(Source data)
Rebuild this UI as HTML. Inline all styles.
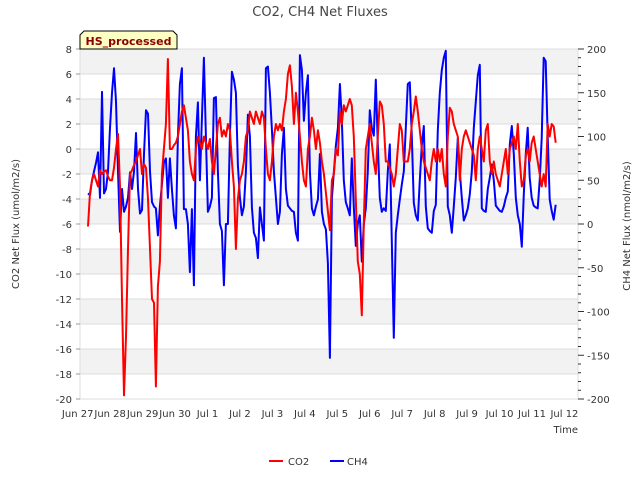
<!DOCTYPE html>
<html><head><meta charset="utf-8"><style>
body{margin:0;background:#fff;}
svg{display:block;font-family:"DejaVu Sans","Liberation Sans",sans-serif;}
</style></head><body>
<svg id="chart" width="640" height="480">
<rect x="0" y="0" width="640" height="480" fill="#fff"/>
<g id="bands"></g>
<g id="grid"></g>
<rect x="80" y="49" width="498" height="350" fill="none" stroke="#ddd" stroke-width="1"/>
<g id="lines"></g>
<g id="axes"></g>
<text x="320" y="16" text-anchor="middle" font-size="13" fill="#444">CO2, CH4 Net Fluxes</text>
<text transform="translate(19,224) rotate(-90)" text-anchor="middle" font-size="10" fill="#333">CO2 Net Flux (umol/m2/s)</text>
<text transform="translate(630,226) rotate(-90)" text-anchor="middle" font-size="10" fill="#333">CH4 Net Flux (nmol/m2/s)</text>
<text x="578" y="433" text-anchor="end" font-size="10" fill="#333">Time</text>
<g>
<path d="M80,49 L80,35 L84,31 L173,31 L177,35 L177,49 Z" fill="#ffffc4" stroke="#000" stroke-width="1"/>
<text x="128.5" y="45" text-anchor="middle" font-size="11" font-weight="bold" fill="#8b0000">HS_processed</text>
</g>
<g>
<g><line x1="269" y1="461" x2="283" y2="461" stroke="#f00" stroke-width="2"/><text x="288" y="465" font-size="10" fill="#333">CO2</text></g>
<g><line x1="330" y1="461" x2="344" y2="461" stroke="#00f" stroke-width="2"/><text x="347" y="465" font-size="10" fill="#333">CH4</text></g>
</g>
</svg>
<script>
// time in days since Jun 27 00:00; uniform sampling
const co2Start = 0.317, co2Step = 0.0616;
const co2Values = [-6.2,-3.5,-2.5,-2,-2.5,-3,-1.7,-2,-1.8,-1.7,-2.2,-2.5,-2.5,-1.5,0,1.2,-3,-12,-19.7,-15,-8,-2,-1.7,-1.3,-1,-0.5,0,-2,-1.2,-1.5,-4,-8,-12,-12.3,-19,-11,-9,-2,0,2,7.2,0,0,0.3,0.5,1,2,3,3.5,2.5,1.5,-1,-2,-2.5,0,1,0.5,0,1,0.5,0,0.8,-1,-2,0,2,2.5,1,1.5,1,2,1.5,-1,-3,-8,-4,-2.5,-2,-1,1,1.5,3,2.5,2,3,2.5,2,3,2.5,0,-2,-2.5,-1,1,2,1.5,2,1.5,3,4,6,6.7,5,2,4.5,3,1,-1,-2.5,-3,0,1,2.5,1.5,0,1.5,0.5,-1,-2,-3.5,-5,-6.5,-2.5,-2,0,-0.5,3,2,3.5,3,3.5,4,3.5,1,-4,-9,-10,-13.3,-6,0,1,2,0.5,-1,-2,1,3.8,3.5,2,-1,-1,-1.5,-2,-3,-2,0,2,1.5,-1,-1,-1,0,2,3,4.2,3,1.5,0,-1,-1.5,-2,-2.5,-1,0,-1,0,-1,0,-2,-3,1,3.3,3,2,1.5,1,-2.5,0,1,1.5,1,0.5,0,-0.5,-2.5,0,1,0,-1,1.5,2,-1,-2,-1,-2,-2.5,-3,-2,-1,0,-2,0,0.5,1,0,2,-1,-3,-2.5,-0.5,0,-1,0.5,1,0,-1,-2,-3,-2,-3,2,1,2,1.8,0.5];
const ch4Start = 0.317, ch4Step = 0.0616;
const ch4Values = [35,33,50,60,70,82,30,151,35,40,60,110,150,178,140,60,-9,40,14,20,30,59,40,60,104,40,12,16,80,130,126,60,25,20,18,-13,20,45,70,75,30,75,40,10,-5,100,160,178,17,17,0,-55,17,-70,100,139,50,120,190,100,14,20,30,144,145,60,0,-8,-70,0,0,100,174,165,150,67,30,10,20,60,125,100,19,-10,-16,-39,19,0,-19,178,180,150,108,60,30,0,14,80,110,40,21,18,15,14,-10,-19,193,176,118,150,170,60,18,10,20,28,80,14,0,-6,-45,-153,30,60,90,110,160,120,50,25,18,10,75,20,-25,0,10,-43,0,18,60,130,110,101,165,91,30,14,18,15,60,91,-20,-130,-10,10,28,45,60,110,160,162,100,24,10,4,50,90,112,20,-5,-8,-10,15,22,107,150,176,190,198,20,10,-10,20,53,98,60,30,4,10,18,34,60,110,140,170,182,18,15,14,40,53,68,50,21,18,15,14,20,30,37,91,112,80,30,10,0,-26,34,80,110,53,30,21,19,18,50,98,190,186,100,28,15,5,22];
const leftTicks = [8,6,4,2,0,-2,-4,-6,-8,-10,-12,-14,-16,-18,-20];
const rightTicks = [200,150,100,50,0,-50,-100,-150,-200];
const xTickLabels = ["Jun 27","Jun 28","Jun 29","Jun 30","Jul 1","Jul 2","Jul 3","Jul 4","Jul 5","Jul 6","Jul 7","Jul 8","Jul 9","Jul 10","Jul 11","Jul 12"];

const NS="http://www.w3.org/2000/svg";
const X0=77.7, PXD=32.45;
function xs(t){return X0+t*PXD;}
function yL(v){return 49+(8-v)*12.5;}
function yR(v){return 49+(200-v)*350/400;}
function mk(tag,attrs,parent){const e=document.createElementNS(NS,tag);for(const k in attrs)e.setAttribute(k,attrs[k]);parent.appendChild(e);return e;}
const bands=document.getElementById('bands'),grid=document.getElementById('grid'),lines=document.getElementById('lines'),axes=document.getElementById('axes');
for(let i=0;i<leftTicks.length-1;i++){
  if(i%2===0){const b=mk('rect',{x:80,y:yL(leftTicks[i]),width:498,height:yL(leftTicks[i+1])-yL(leftTicks[i]),fill:'#f2f2f2'},bands);
  
  }
}
leftTicks.forEach(v=>{
  const g=mk('line',{x1:80,x2:578,y1:yL(v),y2:yL(v),stroke:'#dcdcdc','stroke-width':1},grid);
  
  
  const tk=mk('line',{x1:76,x2:80,y1:yL(v),y2:yL(v),stroke:'#999'},axes);
  
  
  const t=mk('text',{x:72,y:yL(v)+4,'text-anchor':'end','font-size':10,fill:'#333'},axes);t.textContent=v;
  
  
});
for(let v=-200;v<=200;v+=10){
  const major=v%50===0;
  const tk=mk('line',{x1:578,x2:major?584:581,y1:yR(v),y2:yR(v),stroke:'#333'},axes);
  
  
}
rightTicks.forEach(v=>{
  const t=mk('text',{x:587,y:yR(v)+4,'font-size':10,fill:'#333'},axes);t.textContent=v;
  
  
});
xTickLabels.forEach((s,i)=>{
  const t=mk('text',{x:xs(i),y:417,'text-anchor':'middle','font-size':10,fill:'#333'},axes);t.textContent=s;
  
  
});
function path(vals,start,step,yf){return vals.map((v,i)=>(i?'L':'M')+xs(start+i*step).toFixed(1)+','+yf(v).toFixed(1)).join(' ');}
const pCh4=mk('path',{d:path(ch4Values,ch4Start,ch4Step,yR),fill:'none',stroke:'#00f','stroke-width':2,'stroke-linejoin':'round'},lines);


const pCo2=mk('path',{d:path(co2Values,co2Start,co2Step,yL),fill:'none',stroke:'#f00','stroke-width':2,'stroke-linejoin':'round'},lines);


</script>
</body></html>
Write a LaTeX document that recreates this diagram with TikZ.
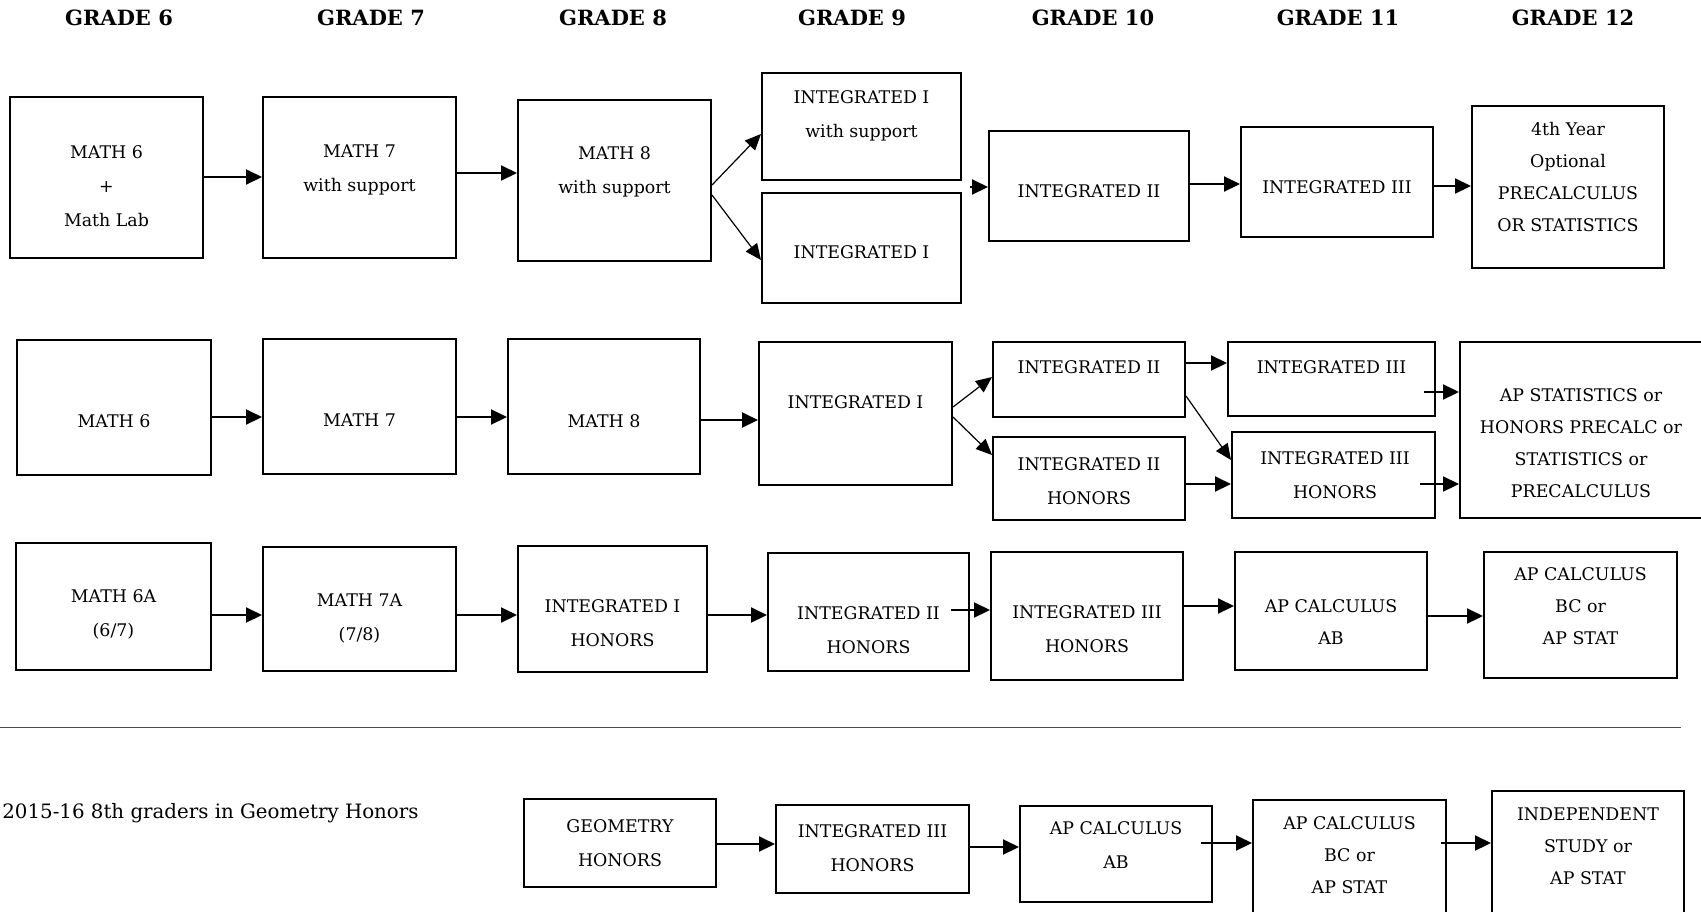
\documentclass[tikz,border=0pt]{standalone}
\usepackage{fontspec}
\setmainfont{DejaVu Serif}
\usetikzlibrary{arrows.meta,fit}
\begin{document}
\begin{tikzpicture}[x=0.5pt,y=-0.5pt,
 box/.style={draw, line width=1pt, inner sep=0pt},
 txt/.style={align=center, font=\fontsize{8.7}{17}\selectfont, inner sep=0pt},
 txtb/.style={align=center, font=\fontsize{8.7}{16}\selectfont, inner sep=0pt},
 hdr/.style={font=\bfseries\fontsize{10.5}{12}\selectfont, inner sep=0pt},
 arr/.style={line width=1pt, -{Triangle[length=8pt,width=7.5pt]}},
 thinarr/.style={line width=0.6pt, -{Triangle[length=8pt,width=7pt]}},
]
\useasboundingbox (0,0) rectangle (1701,911);
\clip (0,0) rectangle (1701,911);
\fill[white] (0,0) rectangle (1701,911);

% headers
\node[hdr] (g6) at (119,17.5) {GRADE 6};
\node[hdr] (g7) at (371,17.5) {GRADE 7};
\node[hdr] (g8) at (613,17.5) {GRADE 8};
\node[hdr] (g9) at (852,17.5) {GRADE 9};
\node[hdr] (g10) at (1093,17.5) {GRADE 10};
\node[hdr] (g11) at (1338,17.5) {GRADE 11};
\node[hdr] (g12) at (1573,17.5) {GRADE 12};

% row 1
\node[box, fit={(10,97) (203,258)}] (a1) {};
\node[box, fit={(263,97) (456,258)}] (a2) {};
\node[box, fit={(518,100) (711,261)}] (a3) {};
\node[box, fit={(762,73) (961,180)}] (a4a) {};
\node[box, fit={(762,193) (961,303)}] (a4b) {};
\node[box, fit={(989,131) (1189,241)}] (a5) {};
\node[box, fit={(1241,127) (1433,237)}] (a6) {};
\node[box, fit={(1472,106) (1664,268)}] (a7) {};
\node[txt] (a1t) at (106.5,186) {MATH 6\\+\\Math Lab};
\node[txt] (a2t) at (359.5,170) {MATH 7\\with support};
\node[txt] (a3t) at (614.5,172) {MATH 8\\with support};
\node[txt] (a4at) at (861.5,116) {INTEGRATED I\\with support};
\node[txt] (a4bt) at (861.5,252) {INTEGRATED I};
\node[txt] (a5t) at (1089,191) {INTEGRATED II};
\node[txt] (a6t) at (1337,187) {INTEGRATED III};
\node[txtb] (a7t) at (1568,177) {4th Year\\Optional\\PRECALCULUS\\OR STATISTICS};

\draw[arr] (a1.east |- 0,177) -- (a2.west |- 0,177);
\draw[arr] (a2.east |- 0,173) -- (a3.west |- 0,173);
\draw[thinarr] (a3.east |- 0,185) -- (a4a.west |- 0,134);
\draw[thinarr] (a3.east |- 0,195) -- (a4b.west |- 0,260);
\coordinate (a5in) at (970,187);
\draw[arr] (a5in) -- (a5.west |- a5in);
\draw[arr] (a5.east |- 0,184) -- (a6.west |- 0,184);
\draw[arr] (a6.east |- 0,186) -- (a7.west |- 0,186);

% row 2
\node[box, fit={(17,340) (211,475)}] (b1) {};
\node[box, fit={(263,339) (456,474)}] (b2) {};
\node[box, fit={(508,339) (700,474)}] (b3) {};
\node[box, fit={(759,342) (952,485)}] (b4) {};
\node[box, fit={(993,342) (1185,417)}] (b5a) {};
\node[box, fit={(993,437) (1185,520)}] (b5b) {};
\node[box, fit={(1228,342) (1435,416)}] (b6a) {};
\node[box, fit={(1232,432) (1435,518)}] (b6b) {};
\node[box, fit={(1460,342) (1730,518)}] (b7) {};
\node[txt] (b1t) at (114,421) {MATH 6};
\node[txt] (b2t) at (359.5,420) {MATH 7};
\node[txt] (b3t) at (604,421) {MATH 8};
\node[txt] (b4t) at (855.5,402) {INTEGRATED I};
\node[txt] (b5at) at (1089,367) {INTEGRATED II};
\node[txt] (b5bt) at (1089,481.5) {INTEGRATED II\\HONORS};
\node[txt] (b6at) at (1331.5,367) {INTEGRATED III};
\node[txt] (b6bt) at (1335,475.5) {INTEGRATED III\\HONORS};
\node[txtb] (b7t) at (1581,443) {AP STATISTICS or\\HONORS PRECALC or\\STATISTICS or\\PRECALCULUS};

\draw[arr] (b1.east |- 0,417) -- (b2.west |- 0,417);
\draw[arr] (b2.east |- 0,417) -- (b3.west |- 0,417);
\draw[arr] (b3.east |- 0,420) -- (b4.west |- 0,420);
\draw[thinarr] (b4.east |- 0,407) -- (b5a.west |- 0,377);
\draw[thinarr] (b4.east |- 0,417) -- (b5b.west |- 0,455);
\draw[arr] (b5a.east |- 0,363) -- (b6a.west |- 0,363);
\draw[thinarr] (b5a.east |- 0,396) -- (b6b.west |- 0,460);
\draw[arr] (b5b.east |- 0,484) -- (b6b.west |- 0,484);
\coordinate (b6aout) at (1424,392);
\coordinate (b6bout) at (1420,484);
\draw[arr] (b6aout) -- (b7.west |- b6aout);
\draw[arr] (b6bout) -- (b7.west |- b6bout);

% row 3
\node[box, fit={(16,543) (211,670)}] (c1) {};
\node[box, fit={(263,547) (456,671)}] (c2) {};
\node[box, fit={(518,546) (707,672)}] (c3) {};
\node[box, fit={(768,553) (969,671)}] (c4) {};
\node[box, fit={(991,552) (1183,680)}] (c5) {};
\node[box, fit={(1235,552) (1427,670)}] (c6) {};
\node[box, fit={(1484,552) (1677,678)}] (c7) {};
\node[txt] (c1t) at (113.5,614.5) {MATH 6A\\(6/7)};
\node[txt] (c2t) at (359.5,618) {MATH 7A\\(7/8)};
\node[txt] (c3t) at (612.5,623.5) {INTEGRATED I\\HONORS};
\node[txt] (c4t) at (868.5,630) {INTEGRATED II\\HONORS};
\node[txt] (c5t) at (1087,629) {INTEGRATED III\\HONORS};
\node[txtb] (c6t) at (1331,622) {AP CALCULUS\\AB};
\node[txtb] (c7t) at (1580.5,606.5) {AP CALCULUS\\BC or\\AP STAT};

\draw[arr] (c1.east |- 0,615) -- (c2.west |- 0,615);
\draw[arr] (c2.east |- 0,615) -- (c3.west |- 0,615);
\draw[arr] (c3.east |- 0,615) -- (c4.west |- 0,615);
\coordinate (c4out) at (951,610);
\draw[arr] (c4out) -- (c5.west |- c4out);
\draw[arr] (c5.east |- 0,606) -- (c6.west |- 0,606);
\draw[arr] (c6.east |- 0,616) -- (c7.west |- 0,616);

% separator
\coordinate (sepL) at (0,727);
\coordinate (sepR) at (1681,727);
\draw[black!70, line width=0.5pt] (sepL) -- (sepR);

% bottom row
\node[anchor=west, inner sep=0pt, font=\fontsize{9.9}{12}\selectfont] (note) at (2,813) {2015-16 8th graders in Geometry Honors};
\node[box, fit={(524,799) (716,887)}] (d1) {};
\node[box, fit={(776,805) (969,893)}] (d2) {};
\node[box, fit={(1020,806) (1212,902)}] (d3) {};
\node[box, fit={(1253,800) (1446,940)}] (d4) {};
\node[box, fit={(1492,791) (1684,940)}] (d5) {};
\node[txt] (d1t) at (620,843) {GEOMETRY\\HONORS};
\node[txt] (d2t) at (872.5,848) {INTEGRATED III\\HONORS};
\node[txt] (d3t) at (1116,845.5) {AP CALCULUS\\AB};
\node[txtb] (d4t) at (1349.5,855) {AP CALCULUS\\BC or\\AP STAT};
\node[txtb] (d5t) at (1588,846) {INDEPENDENT\\STUDY or\\AP STAT};

\draw[arr] (d1.east |- 0,844) -- (d2.west |- 0,844);
\draw[arr] (d2.east |- 0,847) -- (d3.west |- 0,847);
\coordinate (d3out) at (1201,843);
\coordinate (d4out) at (1441,843);
\draw[arr] (d3out) -- (d4.west |- d3out);
\draw[arr] (d4out) -- (d5.west |- d4out);
\end{tikzpicture}
\end{document}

WHAT IS NEEDED
In the listing above, find the line with "Write a LaTeX" and the line with "(g12) at (1573,17.5)". Set down exactly those lines and everything between them, skipping pictures.

THE OUTPUT
Write a LaTeX document that recreates this diagram with TikZ.
\documentclass[tikz,border=0pt]{standalone}
\usepackage{fontspec}
\setmainfont{DejaVu Serif}
\usetikzlibrary{arrows.meta,fit}
\begin{document}
\begin{tikzpicture}[x=0.5pt,y=-0.5pt,
 box/.style={draw, line width=1pt, inner sep=0pt},
 txt/.style={align=center, font=\fontsize{8.7}{17}\selectfont, inner sep=0pt},
 txtb/.style={align=center, font=\fontsize{8.7}{16}\selectfont, inner sep=0pt},
 hdr/.style={font=\bfseries\fontsize{10.5}{12}\selectfont, inner sep=0pt},
 arr/.style={line width=1pt, -{Triangle[length=8pt,width=7.5pt]}},
 thinarr/.style={line width=0.6pt, -{Triangle[length=8pt,width=7pt]}},
]
\useasboundingbox (0,0) rectangle (1701,911);
\clip (0,0) rectangle (1701,911);
\fill[white] (0,0) rectangle (1701,911);

% headers
\node[hdr] (g6) at (119,17.5) {GRADE 6};
\node[hdr] (g7) at (371,17.5) {GRADE 7};
\node[hdr] (g8) at (613,17.5) {GRADE 8};
\node[hdr] (g9) at (852,17.5) {GRADE 9};
\node[hdr] (g10) at (1093,17.5) {GRADE 10};
\node[hdr] (g11) at (1338,17.5) {GRADE 11};
\node[hdr] (g12) at (1573,17.5) {GRADE 12};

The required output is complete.